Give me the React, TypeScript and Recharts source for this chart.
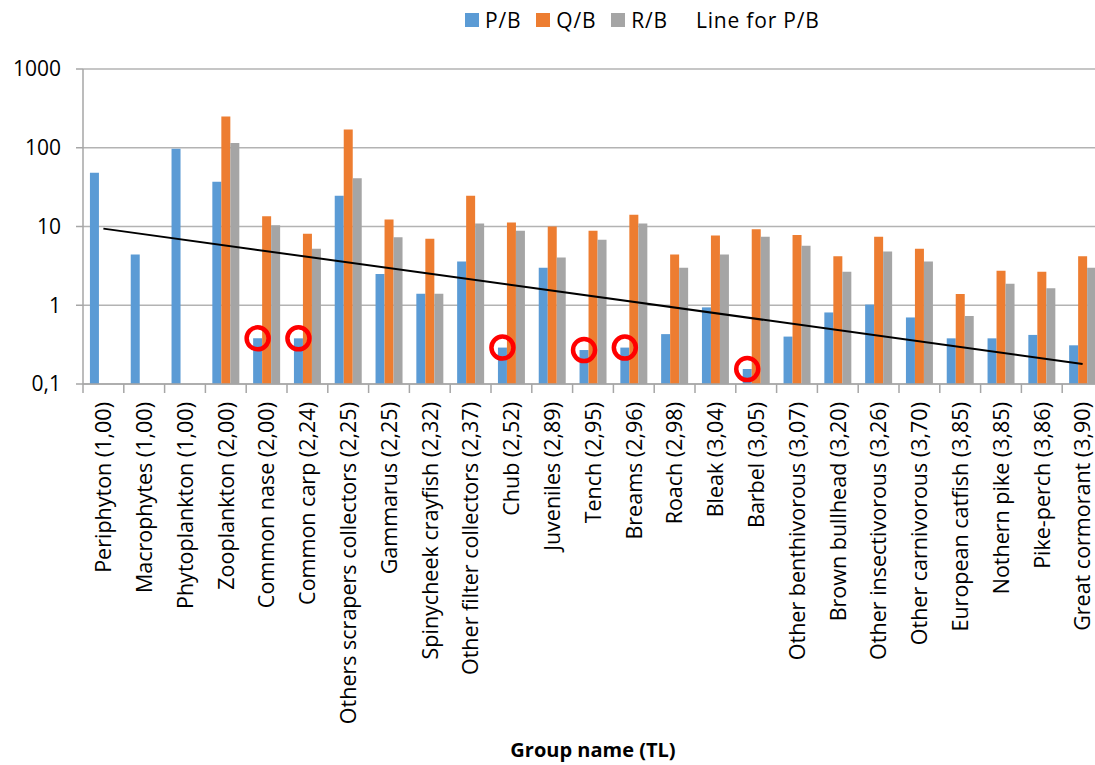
import { Bar, BarChart, CartesianGrid, Legend, ReferenceLine, XAxis, YAxis } from "recharts";

const groups = [
  "Periphyton (1,00)",
  "Macrophytes (1,00)",
  "Phytoplankton (1,00)",
  "Zooplankton (2,00)",
  "Common nase (2,00)",
  "Common carp (2,24)",
  "Others scrapers collectors (2,25)",
  "Gammarus (2,25)",
  "Spinycheek crayfish (2,32)",
  "Other filter collectors (2,37)",
  "Chub (2,52)",
  "Juveniles (2,89)",
  "Tench (2,95)",
  "Breams (2,96)",
  "Roach (2,98)",
  "Bleak (3,04)",
  "Barbel (3,05)",
  "Other benthivorous (3,07)",
  "Brown bullhead (3,20)",
  "Other insectivorous (3,26)",
  "Other carnivorous (3,70)",
  "European catfish (3,85)",
  "Nothern pike (3,85)",
  "Pike-perch (3,86)",
  "Great cormorant (3,90)",
];

const pb = [48, 4.4, 97, 37, 0.38, 0.38, 24.5, 2.5, 1.4, 3.6, 0.29, 3.0, 0.27, 0.29, 0.43, 0.94, 0.155, 0.4, 0.81, 1.02, 0.7, 0.38, 0.38, 0.42, 0.31];
const qb = [null, null, null, 250, 13.5, 8.1, 170, 12.3, 7.0, 24.5, 11.2, 10.0, 8.8, 14.1, 4.4, 7.7, 9.2, 7.8, 4.2, 7.4, 5.2, 1.39, 2.75, 2.67, 4.2];
const rb = [null, null, null, 115, 10.4, 5.2, 41, 7.3, 1.4, 10.9, 8.8, 4.05, 6.8, 10.9, 3.0, 4.4, 7.4, 5.7, 2.67, 4.8, 3.6, 0.73, 1.88, 1.64, 3.0];

// groups whose P/B bar is ringed in red
const highlighted = ["Common nase (2,00)", "Common carp (2,24)", "Chub (2,52)", "Tench (2,95)", "Breams (2,96)", "Barbel (3,05)"];

// exponential trend for P/B, read at the first and last group
const trendStart = 9.4;
const trendEnd = 0.18;

const yTicks = [0.1, 1, 10, 100, 1000];

const legendItems = [
  { label: "P/B", color: "#5b9bd5" },
  { label: "Q/B", color: "#ed7d31" },
  { label: "R/B", color: "#a5a5a5" },
];

const data = groups.map((name, i) => ({
  name,
  pb: pb[i],
  qb: qb[i],
  rb: rb[i],
  pbMark: highlighted.includes(name) ? pb[i] : null,
}));

const font = "'Open Sans', 'Noto Sans', sans-serif";
const axisGray = "#a6a6a6";

function GroupTick(props: any) {
  const { x, y, payload, index } = props;
  const off = payload.offset ?? 0;
  return (
    <g transform={`translate(${x},${y})`}>
      <line x1={-off} x2={-off} y1={0} y2={9} stroke={axisGray} strokeWidth={1.5} />
      {index === groups.length - 1 && (
        <line x1={off} x2={off} y1={0} y2={9} stroke={axisGray} strokeWidth={1.5} />
      )}
      <text
        transform="rotate(-90)"
        x={-18}
        y={0}
        dy="0.36em"
        textAnchor="end"
        fontFamily={font}
        fontSize={21.5}
        fill="#000"
      >
        {payload.value}
      </text>
    </g>
  );
}

function Ring(props: any) {
  const { x, y, width } = props;
  if (x == null || y == null) return null;
  return <circle cx={x + width / 2} cy={y} r={11} fill="none" stroke="#ff0000" strokeWidth={4.5} />;
}

function ChartLegend() {
  return (
    <div
      style={{
        height: 40,
        display: "flex",
        alignItems: "center",
        paddingLeft: 465,
        fontFamily: font,
        fontSize: 21,
        letterSpacing: 0.8,
        color: "#000",
      }}
    >
      {legendItems.map((item) => (
        <div key={item.label} style={{ display: "flex", alignItems: "center", marginRight: 15 }}>
          <span style={{ width: 14, height: 14, background: item.color, marginRight: 6 }} />
          <span>{item.label}</span>
        </div>
      ))}
      <span style={{ marginLeft: 13 }}>Line for P/B</span>
    </div>
  );
}

export default function App() {
  return (
    <div style={{ position: "absolute", left: 0, top: 0, width: 1095, height: 765, overflow: "hidden", background: "#fff" }}>
      <BarChart
        width={1110}
        height={765}
        data={data}
        margin={{ top: 29, right: 7, bottom: 0, left: 0 }}
        barCategoryGap="17%"
        barGap={0}
      >
        <Legend
          verticalAlign="top"
          content={<ChartLegend />}
          wrapperStyle={{ top: 0, left: 0, width: 1095 }}
        />
        <CartesianGrid vertical={false} stroke="#b3b3b3" strokeWidth={1.5} />
        <XAxis
          dataKey="name"
          interval={0}
          height={381}
          tickLine={false}
          tickSize={0}
          tickMargin={0}
          axisLine={{ stroke: axisGray, strokeWidth: 1.5 }}
          tick={(p: any) => <GroupTick {...p} />}
          label={{
            value: "Group name (TL)",
            position: "insideBottom",
            offset: 8,
            fontFamily: font,
            fontWeight: 700,
            fontSize: 20,
            fill: "#000",
          }}
        />
        <XAxis xAxisId="mark" dataKey="name" hide />
        <YAxis
          type="number"
          scale="log"
          domain={[0.1, 1000]}
          ticks={yTicks}
          width={83}
          interval={0}
          tickFormatter={(v: number) => String(v).replace(".", ",")}
          tick={{ fontFamily: font, fontSize: 21, fill: "#000" }}
          tickSize={7}
          tickMargin={15}
          tickLine={{ stroke: axisGray, strokeWidth: 1.5 }}
          axisLine={{ stroke: axisGray, strokeWidth: 1.5 }}
          allowDataOverflow
        />
        <Bar dataKey="pb" fill={legendItems[0].color} isAnimationActive={false} />
        <Bar dataKey="qb" fill={legendItems[1].color} isAnimationActive={false} />
        <Bar dataKey="rb" fill={legendItems[2].color} isAnimationActive={false} />
        <ReferenceLine
          segment={[
            { x: groups[0], y: trendStart },
            { x: groups[groups.length - 1], y: trendEnd },
          ]}
          stroke="#000"
          strokeWidth={2}
        />
        <Bar xAxisId="mark" dataKey="pbMark" shape={(p: any) => <Ring {...p} />} isAnimationActive={false} />
        <Bar xAxisId="mark" dataKey="markGap1" isAnimationActive={false} />
        <Bar xAxisId="mark" dataKey="markGap2" isAnimationActive={false} />
      </BarChart>
    </div>
  );
}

» Exercise details: All of the material above needs to be restated exactly, with no pictures.

» Expected answer:
Give me the React, TypeScript and Recharts source for this chart.
import { Bar, BarChart, CartesianGrid, Legend, ReferenceLine, XAxis, YAxis } from "recharts";

const groups = [
  "Periphyton (1,00)",
  "Macrophytes (1,00)",
  "Phytoplankton (1,00)",
  "Zooplankton (2,00)",
  "Common nase (2,00)",
  "Common carp (2,24)",
  "Others scrapers collectors (2,25)",
  "Gammarus (2,25)",
  "Spinycheek crayfish (2,32)",
  "Other filter collectors (2,37)",
  "Chub (2,52)",
  "Juveniles (2,89)",
  "Tench (2,95)",
  "Breams (2,96)",
  "Roach (2,98)",
  "Bleak (3,04)",
  "Barbel (3,05)",
  "Other benthivorous (3,07)",
  "Brown bullhead (3,20)",
  "Other insectivorous (3,26)",
  "Other carnivorous (3,70)",
  "European catfish (3,85)",
  "Nothern pike (3,85)",
  "Pike-perch (3,86)",
  "Great cormorant (3,90)",
];

const pb = [48, 4.4, 97, 37, 0.38, 0.38, 24.5, 2.5, 1.4, 3.6, 0.29, 3.0, 0.27, 0.29, 0.43, 0.94, 0.155, 0.4, 0.81, 1.02, 0.7, 0.38, 0.38, 0.42, 0.31];
const qb = [null, null, null, 250, 13.5, 8.1, 170, 12.3, 7.0, 24.5, 11.2, 10.0, 8.8, 14.1, 4.4, 7.7, 9.2, 7.8, 4.2, 7.4, 5.2, 1.39, 2.75, 2.67, 4.2];
const rb = [null, null, null, 115, 10.4, 5.2, 41, 7.3, 1.4, 10.9, 8.8, 4.05, 6.8, 10.9, 3.0, 4.4, 7.4, 5.7, 2.67, 4.8, 3.6, 0.73, 1.88, 1.64, 3.0];

// groups whose P/B bar is ringed in red
const highlighted = ["Common nase (2,00)", "Common carp (2,24)", "Chub (2,52)", "Tench (2,95)", "Breams (2,96)", "Barbel (3,05)"];

// exponential trend for P/B, read at the first and last group
const trendStart = 9.4;
const trendEnd = 0.18;

const yTicks = [0.1, 1, 10, 100, 1000];

const legendItems = [
  { label: "P/B", color: "#5b9bd5" },
  { label: "Q/B", color: "#ed7d31" },
  { label: "R/B", color: "#a5a5a5" },
];

const data = groups.map((name, i) => ({
  name,
  pb: pb[i],
  qb: qb[i],
  rb: rb[i],
  pbMark: highlighted.includes(name) ? pb[i] : null,
}));

const font = "'Open Sans', 'Noto Sans', sans-serif";
const axisGray = "#a6a6a6";

function GroupTick(props: any) {
  const { x, y, payload, index } = props;
  const off = payload.offset ?? 0;
  return (
    <g transform={`translate(${x},${y})`}>
      <line x1={-off} x2={-off} y1={0} y2={9} stroke={axisGray} strokeWidth={1.5} />
      {index === groups.length - 1 && (
        <line x1={off} x2={off} y1={0} y2={9} stroke={axisGray} strokeWidth={1.5} />
      )}
      <text
        transform="rotate(-90)"
        x={-18}
        y={0}
        dy="0.36em"
        textAnchor="end"
        fontFamily={font}
        fontSize={21.5}
        fill="#000"
      >
        {payload.value}
      </text>
    </g>
  );
}

function Ring(props: any) {
  const { x, y, width } = props;
  if (x == null || y == null) return null;
  return <circle cx={x + width / 2} cy={y} r={11} fill="none" stroke="#ff0000" strokeWidth={4.5} />;
}

function ChartLegend() {
  return (
    <div
      style={{
        height: 40,
        display: "flex",
        alignItems: "center",
        paddingLeft: 465,
        fontFamily: font,
        fontSize: 21,
        letterSpacing: 0.8,
        color: "#000",
      }}
    >
      {legendItems.map((item) => (
        <div key={item.label} style={{ display: "flex", alignItems: "center", marginRight: 15 }}>
          <span style={{ width: 14, height: 14, background: item.color, marginRight: 6 }} />
          <span>{item.label}</span>
        </div>
      ))}
      <span style={{ marginLeft: 13 }}>Line for P/B</span>
    </div>
  );
}

export default function App() {
  return (
    <div style={{ position: "absolute", left: 0, top: 0, width: 1095, height: 765, overflow: "hidden", background: "#fff" }}>
      <BarChart
        width={1110}
        height={765}
        data={data}
        margin={{ top: 29, right: 7, bottom: 0, left: 0 }}
        barCategoryGap="17%"
        barGap={0}
      >
        <Legend
          verticalAlign="top"
          content={<ChartLegend />}
          wrapperStyle={{ top: 0, left: 0, width: 1095 }}
        />
        <CartesianGrid vertical={false} stroke="#b3b3b3" strokeWidth={1.5} />
        <XAxis
          dataKey="name"
          interval={0}
          height={381}
          tickLine={false}
          tickSize={0}
          tickMargin={0}
          axisLine={{ stroke: axisGray, strokeWidth: 1.5 }}
          tick={(p: any) => <GroupTick {...p} />}
          label={{
            value: "Group name (TL)",
            position: "insideBottom",
            offset: 8,
            fontFamily: font,
            fontWeight: 700,
            fontSize: 20,
            fill: "#000",
          }}
        />
        <XAxis xAxisId="mark" dataKey="name" hide />
        <YAxis
          type="number"
          scale="log"
          domain={[0.1, 1000]}
          ticks={yTicks}
          width={83}
          interval={0}
          tickFormatter={(v: number) => String(v).replace(".", ",")}
          tick={{ fontFamily: font, fontSize: 21, fill: "#000" }}
          tickSize={7}
          tickMargin={15}
          tickLine={{ stroke: axisGray, strokeWidth: 1.5 }}
          axisLine={{ stroke: axisGray, strokeWidth: 1.5 }}
          allowDataOverflow
        />
        <Bar dataKey="pb" fill={legendItems[0].color} isAnimationActive={false} />
        <Bar dataKey="qb" fill={legendItems[1].color} isAnimationActive={false} />
        <Bar dataKey="rb" fill={legendItems[2].color} isAnimationActive={false} />
        <ReferenceLine
          segment={[
            { x: groups[0], y: trendStart },
            { x: groups[groups.length - 1], y: trendEnd },
          ]}
          stroke="#000"
          strokeWidth={2}
        />
        <Bar xAxisId="mark" dataKey="pbMark" shape={(p: any) => <Ring {...p} />} isAnimationActive={false} />
        <Bar xAxisId="mark" dataKey="markGap1" isAnimationActive={false} />
        <Bar xAxisId="mark" dataKey="markGap2" isAnimationActive={false} />
      </BarChart>
    </div>
  );
}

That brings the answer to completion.